I shared the findings with my friend Genady Filkovsky and we started working together. Eventually we wrote a paper and submitted it to "Issues in Philosophy" (Voprosi Filosofii).
About that time I first met Altshuller and his wife in Filkovskys' apartment. I heard of him from Filkovsky before, back in high school. Genady portrayed Altshuller as a founder of some problem solving method, which could solve any problem except those that require a scientific discovery. I disbelieved that such a method could exist and we had heated debates on this. Eventually, when I once said that Altshuller seemed to found the Philosopher's Stone, Genady replied as if I insulted a saint: "Shut up, Karasik, before I said something unpleasant to you !". This caused me to lose interest in St. Altshuller which was not to be ridiculed for he suffered a lot on his quest to ameliorate the humanity for long time. But by the time I first met him at Filkovskys' apartment all this was long forgotten and I was looking at him with interest. Unexpectedly he unceremoniously injected himself between me and Genady completely ignoring my presence, and said: "So, let's go processing films", and they retired to another room leaving me alone.
Some time later I met Altshuller's wife on a bus. "I heard you and Filkovsky wrote a paper", - she said, - "Come to see Genrich". I came and this time Altshuller appeared a completely different man: polite, intend, interested. He inquired what the paper was about. I explained. The name of Piaget caused unease in him. I did not know yet that Altshuller disliked all psychologists having believed that all their theories are rubbish. It was apparent that he never read Piaget. Our debates ensued. I started frequenting his apartment
From our conversations I grasped the basics of TRIZ. Altshuller's idea that problem solving goes through contradictions resolution resonated with what I read with Piaget. I quickly concluded that what Piaget described was in fact contradictions resolution: children come to the first mathematical concepts via facing contradictions while serializing objects and overcoming them. I felt it was important to study Altshuller's theory of contradictions to fulfill my plan. So when in Fall of 1973 Azerbaijan Institute for Inventive Creativity (AzOIIT) started accepting students, I applied.

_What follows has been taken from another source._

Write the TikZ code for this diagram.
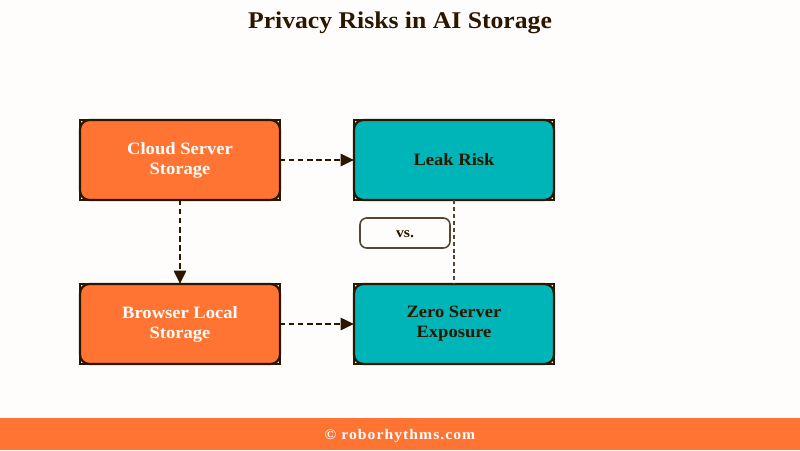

To be admitted the applicant had to pass an interview with the selection committee. When I came I was asked why I wanted to study at the Institute. I started talking about the foundation of mathematics, Piaget, and how kids serialize objects. "I think he does not fit," - Khotimlyansky said. Gorin seconded. A debate amongst the committee members ensued. Alsthuller was sitting silent all the time. "But we have to reject somebody !" - Khotimlyansky screamed, - "What a prestige the Institute will have if we admit everyone, even those who obviously do not fit". At this point Altshuller broke his silence and said: "I know this guy. We admit him".